Studying what? And planning to do what after studies?


----------



## Reginer (Jun 18, 2020)

defenseless said:


> Studying what? And planning to do what after studies?


An engineering course, although it isn't really from my will. After this I am intending to restart my progress by attempting to take some programming courses, learn a bit of art to make some video games or so. But I think some concepts from my engineering course can be used in those video games. Depending on how my videogames are received, I may start to work on a comic which I have planned or probably just go to do some job to pay my bills. But at least then I won't have regrets. Then from there I might attempt to study a bit of astronomy and try to get a profession of that course.


----------



## melloi (Jul 14, 2019)

Reginer said:


> An engineering course, although it isn't really from my will. After this I am intending to restart my progress by attempting to take some programming courses, learn a bit of art to make some video games or so. But I think some concepts from my engineering course can be used in those video games. Depending on how my videogames are received, I may start to work on a comic which I have planned or probably just go to do some job to pay my bills. But at least then I won't have regrets. Then from there I might attempt to study a bit of astronomy and try to get a profession of that course.

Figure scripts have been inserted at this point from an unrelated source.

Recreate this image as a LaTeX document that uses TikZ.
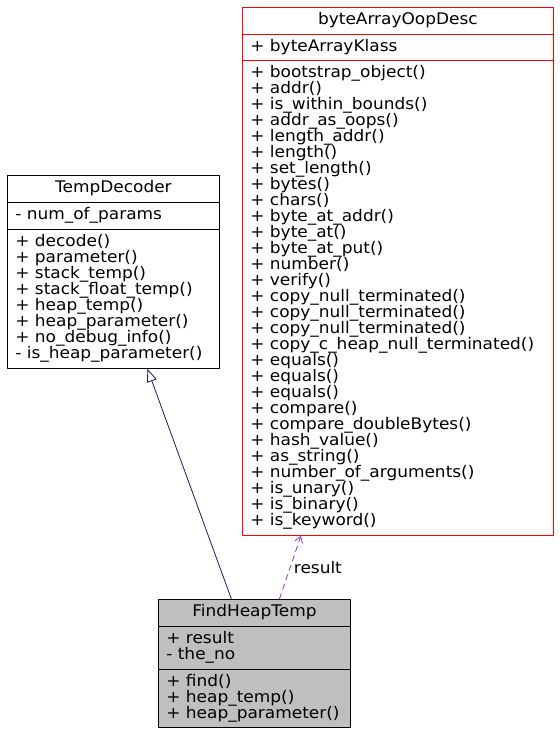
\documentclass[tikz,border=0pt]{standalone}
\usepackage{fontspec}
\newfontfamily\umlfont[FakeStretch=1.06]{DejaVu Sans}
\usetikzlibrary{arrows.meta}
\definecolor{inheritblue}{HTML}{191970}
\definecolor{usepurple}{HTML}{9A32CD}
\definecolor{leafgray}{HTML}{BFBFBF}
\newcommand\umlstrut{\lineskiplimit=-16pt\relax\rule[-4pt]{0pt}{16pt}}
\begin{document}
\begin{tikzpicture}[x=1pt,y=-1pt,line join=round,
	font=\umlfont\fontsize{16}{16}\selectfont,
	part/.style={draw,anchor=north west,inner xsep=8pt,inner ysep=0pt,line width=0.8pt,
		align=left,execute at begin node=\umlstrut,execute at end node=\umlstrut},
	head/.style={part,align=center}]
		\useasboundingbox (0,0) rectangle (559,735);
		% TempDecoder
		\node[head,text width=196pt,minimum height=27pt] (td-name) at (7,175) {TempDecoder};
		\node[part,text width=196pt,minimum height=27pt] (td-attr) at (7,202) {- num\_of\_params};
		\node[part,text width=196pt,minimum height=139pt] (td-meth) at (7,229) {+ decode()\\
			+ parameter()\\+ stack\_temp()\\+ stack\_float\_temp()\\+ heap\_temp()\\
			+ heap\_parameter()\\+ no\_debug\_info()\\- is\_heap\_parameter()};
		% byteArrayOopDesc
		\node[head,red,text width=295pt,minimum height=27pt] (ba-name) at (242,7) {\color{black}byteArrayOopDesc};
		\node[part,red,text width=295pt,minimum height=26pt] (ba-attr) at (242,34) {\color{black}+ byteArrayKlass};
		\node[part,red,text width=295pt,minimum height=475pt] (ba-meth) at (242,60) {\color{black}%
			+ bootstrap\_object()\\+ addr()\\+ is\_within\_bounds()\\+ addr\_as\_oops()\\
			+ length\_addr()\\+ length()\\+ set\_length()\\+ bytes()\\+ chars()\\
			+ byte\_at\_addr()\\+ byte\_at()\\+ byte\_at\_put()\\+ number()\\+ verify()\\
			+ copy\_null\_terminated()\\+ copy\_null\_terminated()\\+ copy\_null\_terminated()\\
			+ copy\_c\_heap\_null\_terminated()\\+ equals()\\+ equals()\\+ equals()\\
			+ compare()\\+ compare\_doubleBytes()\\+ hash\_value()\\+ as\_string()\\
			+ number\_of\_arguments()\\+ is\_unary()\\+ is\_binary()\\+ is\_keyword()};
		% FindHeapTemp
		\node[head,fill=leafgray,text width=176pt,minimum height=27pt] (fh-name) at (158,599) {FindHeapTemp};
		\node[part,fill=leafgray,text width=176pt,minimum height=43pt] (fh-attr) at (158,626) {+ result\\- the\_no};
		\node[part,fill=leafgray,text width=176pt,minimum height=58pt] (fh-meth) at (158,669) {+ find()\\
			+ heap\_temp()\\+ heap\_parameter()};
		% edges
		\draw[inheritblue,line width=0.8pt,-{Triangle[open,length=13pt,width=10pt]}]
			([xshift=-23pt]fh-name.north)--([xshift=34pt]td-meth.south);
		\draw[usepurple,line width=0.8pt,dash pattern=on 6pt off 4pt,-{Straight Barb[length=6pt,width=8pt]}]
			([xshift=25pt]fh-name.north)--([xshift=-97pt]ba-meth.south)
			node[midway,right,text=black]{result};
\end{tikzpicture}
\end{document}
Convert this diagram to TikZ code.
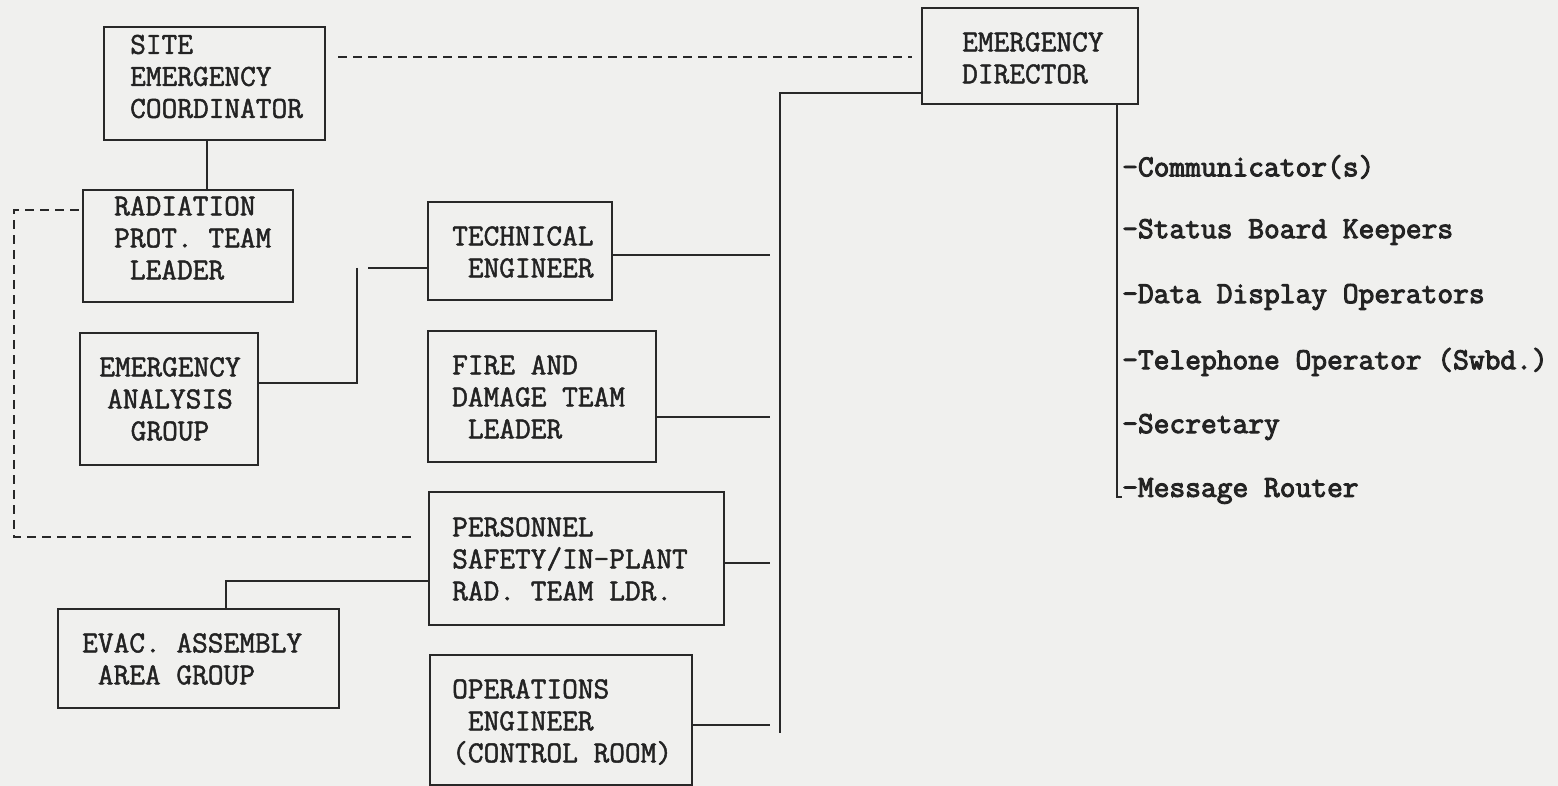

Sounds like you're a bit all over the place with your plans. How old are you? Under or over 25?


----------



## Reginer (Jun 18, 2020)

defenseless said:


> Sounds like you're a bit all over the place with your plans. How old are you? Under or over 25?


Between 20 and 25.


----------



## melloi (Jul 14, 2019)

Reginer said:


> Between 20 and 25.


I see where you're coming from with wanting to pursue art, game design, programming, engineering all together, /or/ just find any job that pays the bills, and then get into astronomy? But this sounds really annoying to me when I read it, which might just be further evidence to me being a xxxJ type. (thanks, your thread was a great use for typing myself)
But I guess you seem more like a xxxP type even though I was trying to press for xxxJ evidence from you.
Maybe you are an INTP and I failed you.


----------



## Reginer (Jun 18, 2020)

defenseless said:


> I see where you're coming from with wanting to pursue art, game design, programming, engineering all together, /or/ just find any job that pays the bills, and then get into astronomy? But this sounds really annoying to me when I read it, which might just be further evidence to me being a xxxJ type. (thanks, your thread was a great use for typing myself)
> But I guess you seem more like a xxxP type even though I was trying to press for xxxJ evidence from you.
> Maybe you are an INTP and I failed you.

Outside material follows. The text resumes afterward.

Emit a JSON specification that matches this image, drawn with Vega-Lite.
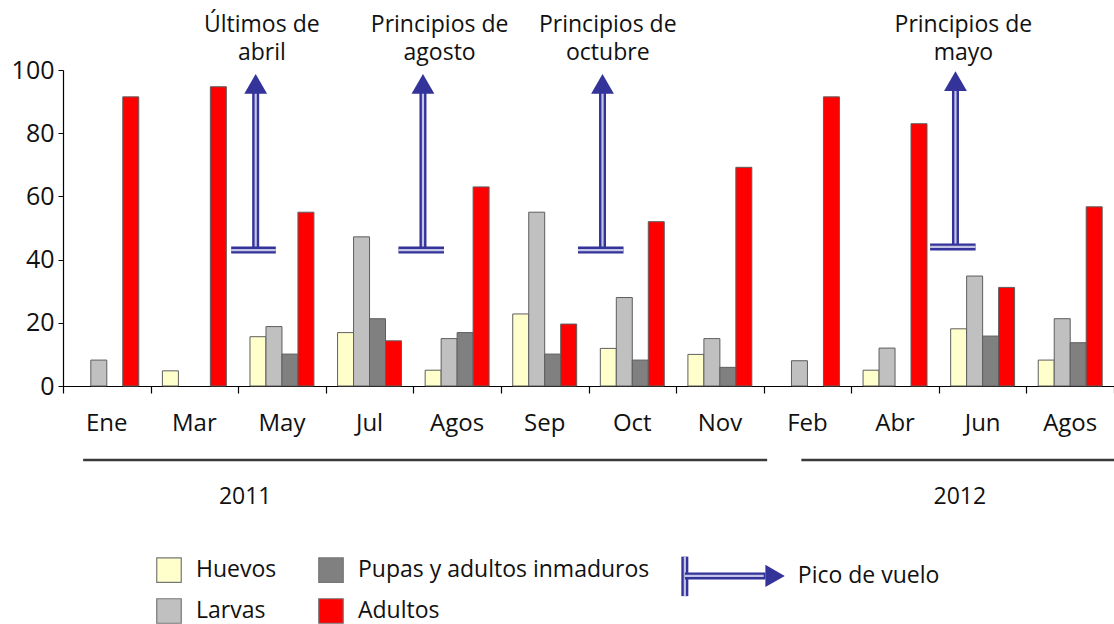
{
  "$schema": "https://vega.github.io/schema/vega-lite/v6.json",
  "width": 1051,
  "height": 316,
  "autosize": {"type": "none"},
  "padding": {"left": 63, "top": 70, "right": 0, "bottom": 238},
  "background": "white",
  "config": {"view": {"stroke": null}, "font": "Open Sans", "text": {"font": "Open Sans"}},
  "datasets": {
    "conteos": [
      {"grupo": "Ene|2011", "fase": "Larvas", "valor": 8.2},
      {"grupo": "Ene|2011", "fase": "Adultos", "valor": 91.5},
      {"grupo": "Mar|2011", "fase": "Huevos", "valor": 4.8},
      {"grupo": "Mar|2011", "fase": "Adultos", "valor": 94.7},
      {"grupo": "May|2011", "fase": "Huevos", "valor": 15.6},
      {"grupo": "May|2011", "fase": "Larvas", "valor": 18.8},
      {"grupo": "May|2011", "fase": "Pupas y adultos inmaduros", "valor": 10.1},
      {"grupo": "May|2011", "fase": "Adultos", "valor": 55},
      {"grupo": "Jul|2011", "fase": "Huevos", "valor": 16.9},
      {"grupo": "Jul|2011", "fase": "Larvas", "valor": 47.2},
      {"grupo": "Jul|2011", "fase": "Pupas y adultos inmaduros", "valor": 21.3},
      {"grupo": "Jul|2011", "fase": "Adultos", "valor": 14.3},
      {"grupo": "Agos|2011", "fase": "Huevos", "valor": 5},
      {"grupo": "Agos|2011", "fase": "Larvas", "valor": 15},
      {"grupo": "Agos|2011", "fase": "Pupas y adultos inmaduros", "valor": 16.9},
      {"grupo": "Agos|2011", "fase": "Adultos", "valor": 63},
      {"grupo": "Sep|2011", "fase": "Huevos", "valor": 22.8},
      {"grupo": "Sep|2011", "fase": "Larvas", "valor": 55},
      {"grupo": "Sep|2011", "fase": "Pupas y adultos inmaduros", "valor": 10.1},
      {"grupo": "Sep|2011", "fase": "Adultos", "valor": 19.6},
      {"grupo": "Oct|2011", "fase": "Huevos", "valor": 11.9},
      {"grupo": "Oct|2011", "fase": "Larvas", "valor": 28},
      {"grupo": "Oct|2011", "fase": "Pupas y adultos inmaduros", "valor": 8.2},
      {"grupo": "Oct|2011", "fase": "Adultos", "valor": 52},
      {"grupo": "Nov|2011", "fase": "Huevos", "valor": 10},
      {"grupo": "Nov|2011", "fase": "Larvas", "valor": 15},
      {"grupo": "Nov|2011", "fase": "Pupas y adultos inmaduros", "valor": 5.9},
      {"grupo": "Nov|2011", "fase": "Adultos", "valor": 69.2},
      {"grupo": "Feb|2012", "fase": "Larvas", "valor": 8},
      {"grupo": "Feb|2012", "fase": "Adultos", "valor": 91.5},
      {"grupo": "Abr|2012", "fase": "Huevos", "valor": 5},
      {"grupo": "Abr|2012", "fase": "Larvas", "valor": 12},
      {"grupo": "Abr|2012", "fase": "Adultos", "valor": 83},
      {"grupo": "Jun|2012", "fase": "Huevos", "valor": 18.1},
      {"grupo": "Jun|2012", "fase": "Larvas", "valor": 34.8},
      {"grupo": "Jun|2012", "fase": "Pupas y adultos inmaduros", "valor": 15.8},
      {"grupo": "Jun|2012", "fase": "Adultos", "valor": 31.2},
      {"grupo": "Agos|2012", "fase": "Huevos", "valor": 8.2},
      {"grupo": "Agos|2012", "fase": "Larvas", "valor": 21.3},
      {"grupo": "Agos|2012", "fase": "Pupas y adultos inmaduros", "valor": 13.7},
      {"grupo": "Agos|2012", "fase": "Adultos", "valor": 56.7}
    ],
    "picos": [
      {"pico": "Últimos de\nabril", "x": 2.2, "xa": 1.92, "xb": 2.43, "desde": 43, "hasta": 93, "punta": 95.6, "lx": 2.27},
      {"pico": "Principios de\nagosto", "x": 4.11, "xa": 3.83, "xb": 4.35, "desde": 43, "hasta": 93, "punta": 95.6, "lx": 4.3},
      {"pico": "Principios de\noctubre", "x": 6.16, "xa": 5.88, "xb": 6.4, "desde": 43, "hasta": 93, "punta": 95.6, "lx": 6.22},
      {"pico": "Principios de\nmayo", "x": 10.19, "xa": 9.9, "xb": 10.42, "desde": 44, "hasta": 94, "punta": 96.5, "lx": 10.28}
    ],
    "anios": [
      {"anio": "2011", "desde": 0.23, "hasta": 8.04, "lx": 2.08},
      {"anio": "2012", "desde": 8.43, "hasta": 12, "lx": 10.24}
    ],
    "cortes": [
      {"x": 0}, {"x": 1}, {"x": 2}, {"x": 3}, {"x": 4}, {"x": 5}, {"x": 6},
      {"x": 7}, {"x": 8}, {"x": 9}, {"x": 10}, {"x": 11}, {"x": 12}
    ],
    "uno": [{"clave": "Pico de vuelo"}]
  },
  "layer": [
    {
      "data": {"name": "conteos"},
      "mark": {"type": "bar", "stroke": "#5e5e5e", "strokeWidth": 1},
      "encoding": {
        "x": {
          "field": "grupo", "type": "nominal", "title": null,
          "sort": ["Ene|2011", "Mar|2011", "May|2011", "Jul|2011", "Agos|2011", "Sep|2011", "Oct|2011", "Nov|2011", "Feb|2012", "Abr|2012", "Jun|2012", "Agos|2012"],
          "scale": {"paddingInner": 0.27, "paddingOuter": 0.135},
          "axis": {
            "orient": "bottom", "ticks": false, "tickSize": 0,
            "labelPadding": 25, "labelAngle": 0, "labelFontSize": 24, "labelColor": "#111",
            "labelFont": "Open Sans", "labelExpr": "split(datum.label, '|')[0]",
            "domainColor": "#000", "domainWidth": 1.2
          }
        },
        "xOffset": {"field": "fase", "type": "nominal", "sort": ["Huevos", "Larvas", "Pupas y adultos inmaduros", "Adultos"]},
        "y": {
          "field": "valor", "type": "quantitative", "title": null,
          "scale": {"domain": [0, 100], "nice": false},
          "axis": {
            "values": [0, 20, 40, 60, 80, 100], "grid": false,
            "tickSize": 5, "tickColor": "#000", "domainColor": "#000", "domainWidth": 1.2,
            "labelFontSize": 25, "labelFont": "Open Sans", "labelColor": "#111", "labelPadding": 4
          }
        },
        "color": {
          "field": "fase", "type": "nominal",
          "scale": {"domain": ["Huevos", "Larvas", "Pupas y adultos inmaduros", "Adultos"], "range": ["#FFFFCC", "#C0C0C0", "#808080", "#FF0000"]},
          "legend": {
            "title": null, "orient": "none", "legendX": 93, "legendY": 487, "columns": 2,
            "symbolType": "square", "symbolSize": 600, "symbolStrokeColor": "#777", "symbolStrokeWidth": 1.2,
            "symbolOpacity": 1, "labelFontSize": 23, "labelFont": "Open Sans", "labelColor": "#111",
            "labelOffset": 14, "columnPadding": 39, "rowPadding": 11, "labelLimit": 400
          }
        }
      }
    },
    {
      "layer": [
        {
          "data": {"name": "cortes"},
          "mark": {"type": "point", "opacity": 0},
          "encoding": {
            "x": {
              "field": "x", "type": "quantitative", "title": null,
              "scale": {"domain": [0, 12], "nice": false, "zero": false},
              "axis": {"orient": "bottom", "values": [0, 1, 2, 3, 4, 5, 6, 7, 8, 9, 10, 11, 12], "labels": false, "domain": false, "grid": false, "ticks": true, "tickSize": 7, "tickColor": "#000", "tickWidth": 1.2}
            },
            "y": {"datum": 0, "type": "quantitative", "title": null, "scale": {"domain": [0, 100], "nice": false}}
          }
        },
        {
          "data": {"name": "picos"},
          "mark": {"type": "rule", "stroke": "#333399", "strokeWidth": 7},
          "encoding": {
            "x": {"field": "x", "type": "quantitative", "title": null},
            "y": {"field": "desde", "type": "quantitative", "title": null, "scale": {"domain": [0, 100], "nice": false}},
            "y2": {"field": "hasta"}
          }
        },
        {
          "data": {"name": "picos"},
          "mark": {"type": "rule", "stroke": "#c4c4e6", "strokeWidth": 2.2},
          "encoding": {
            "x": {"field": "x", "type": "quantitative", "title": null},
            "y": {"field": "desde", "type": "quantitative", "title": null, "scale": {"domain": [0, 100], "nice": false}},
            "y2": {"field": "hasta"}
          }
        },
        {
          "data": {"name": "picos"},
          "mark": {"type": "rule", "stroke": "#333399", "strokeWidth": 7},
          "encoding": {
            "x": {"field": "xa", "type": "quantitative", "title": null},
            "x2": {"field": "xb"},
            "y": {"field": "desde", "type": "quantitative", "title": null, "scale": {"domain": [0, 100], "nice": false}}
          }
        },
        {
          "data": {"name": "picos"},
          "mark": {"type": "rule", "stroke": "#c4c4e6", "strokeWidth": 2.2},
          "encoding": {
            "x": {"field": "xa", "type": "quantitative", "title": null},
            "x2": {"field": "xb"},
            "y": {"field": "desde", "type": "quantitative", "title": null, "scale": {"domain": [0, 100], "nice": false}}
          }
        },
        {
          "data": {"name": "picos"},
          "mark": {"type": "point", "shape": "triangle-up", "size": 520, "filled": true, "fill": "#333399", "opacity": 1, "strokeWidth": 0},
          "encoding": {
            "x": {"field": "x", "type": "quantitative", "title": null},
            "y": {"field": "punta", "type": "quantitative", "title": null, "scale": {"domain": [0, 100], "nice": false}}
          }
        },
        {
          "data": {"name": "picos"},
          "mark": {"type": "text", "lineBreak": "\n", "fontSize": 23, "lineHeight": 28, "align": "center", "baseline": "middle", "color": "#111", "font": "Open Sans"},
          "encoding": {
            "x": {"field": "lx", "type": "quantitative", "title": null},
            "y": {"datum": 114.2, "type": "quantitative", "title": null, "scale": {"domain": [0, 100], "nice": false}},
            "text": {"field": "pico"}
          }
        },
        {
          "data": {"name": "anios"},
          "mark": {"type": "rule", "stroke": "#3a3a3a", "strokeWidth": 2.5},
          "encoding": {
            "x": {"field": "desde", "type": "quantitative", "title": null},
            "x2": {"field": "hasta"},
            "y": {"datum": -23.4, "type": "quantitative", "title": null, "scale": {"domain": [0, 100], "nice": false}}
          }
        },
        {
          "data": {"name": "anios"},
          "mark": {"type": "text", "fontSize": 23, "align": "center", "baseline": "middle", "color": "#111", "font": "Open Sans"},
          "encoding": {
            "x": {"field": "lx", "type": "quantitative", "title": null},
            "y": {"datum": -35, "type": "quantitative", "title": null, "scale": {"domain": [0, 100], "nice": false}},
            "text": {"field": "anio"}
          }
        },
        {
          "data": {"name": "uno"},
          "mark": {"type": "rule", "stroke": "#333399", "strokeWidth": 7},
          "encoding": {
            "x": {"datum": 7.1, "type": "quantitative", "title": null},
            "y": {"datum": -54, "type": "quantitative", "title": null, "scale": {"domain": [0, 100], "nice": false}},
            "y2": {"datum": -66.5}
          }
        },
        {
          "data": {"name": "uno"},
          "mark": {"type": "rule", "stroke": "#c4c4e6", "strokeWidth": 2.2},
          "encoding": {
            "x": {"datum": 7.1, "type": "quantitative", "title": null},
            "y": {"datum": -54, "type": "quantitative", "title": null, "scale": {"domain": [0, 100], "nice": false}},
            "y2": {"datum": -66.5}
          }
        },
        {
          "data": {"name": "uno"},
          "mark": {"type": "rule", "stroke": "#333399", "strokeWidth": 7},
          "encoding": {
            "x": {"datum": 7.1, "type": "quantitative", "title": null},
            "x2": {"datum": 8.02},
            "y": {"datum": -60.1, "type": "quantitative", "title": null, "scale": {"domain": [0, 100], "nice": false}}
          }
        },
        {
          "data": {"name": "uno"},
          "mark": {"type": "rule", "stroke": "#c4c4e6", "strokeWidth": 2.2},
          "encoding": {
            "x": {"datum": 7.1, "type": "quantitative", "title": null},
            "x2": {"datum": 8.0},
            "y": {"datum": -60.1, "type": "quantitative", "title": null, "scale": {"domain": [0, 100], "nice": false}}
          }
        },
        {
          "data": {"name": "uno"},
          "mark": {"type": "point", "shape": "triangle-right", "size": 500, "filled": true, "fill": "#333399", "opacity": 1, "strokeWidth": 0},
          "encoding": {
            "x": {"datum": 8.13, "type": "quantitative", "title": null},
            "y": {"datum": -60.1, "type": "quantitative", "title": null, "scale": {"domain": [0, 100], "nice": false}}
          }
        },
        {
          "data": {"name": "uno"},
          "mark": {"type": "text", "fontSize": 23, "align": "left", "baseline": "middle", "color": "#111", "font": "Open Sans"},
          "encoding": {
            "x": {"datum": 8.39, "type": "quantitative", "title": null},
            "y": {"datum": -60.1, "type": "quantitative", "title": null, "scale": {"domain": [0, 100], "nice": false}},
            "text": {"field": "clave"}
          }
        }
      ]
    }
  ],
  "resolve": {"scale": {"x": "independent"}, "axis": {"x": "independent"}}
}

Well I have the INTJ tendency of wanting to be right all the time and I am pretty stubborn if I think I am right. 

Well yeah, a J type is a much better fit for you than a P. And this very method you used for verifying my type is an example of Te-Ni in action.


----------



## Phil (Dec 27, 2010)

I have no idea but I hope you don't leave once you find out because your threads are always so thought provoking and I'd miss ya!


----------



## KatieLadyMoon (Sep 18, 2020)

None of us know you better than you know yourself. But if you’d like, you can search Funkymbtiinfiction + one of the mbti types and the blog gives a run down on each of the traits! That’s how I knew I was INFP, I checked how many traits I fitted from each of the types and that one came up with the highest score.

Which resonates most?


__
https://funkymbtifiction.tumblr.com%2Fpost%2F158687672020


__
https://funkymbtifiction.tumblr.com%2Fpost%2F159288307265


__
https://funkymbtifiction.tumblr.com%2Fpost%2F156875153135


----------



## Reginer (Jun 18, 2020)

KatieLadyMoon said:


> None of us know you better than you know yourself. But if you’d like, you can search Funkymbtiinfiction + one of the mbti types and the blog gives a run down on each of the traits! That’s how I knew I was INFP, I checked how many traits I fitted from each of the types and that one came up with the highest score.
> 
> Which resonates most?
> 
> ...


Those descriptions seem to mix MBTI and socionics together. Anyways based on those descriptions, INTJ fits me better. Which makes sense because I consider myself ILI in socionics.


----------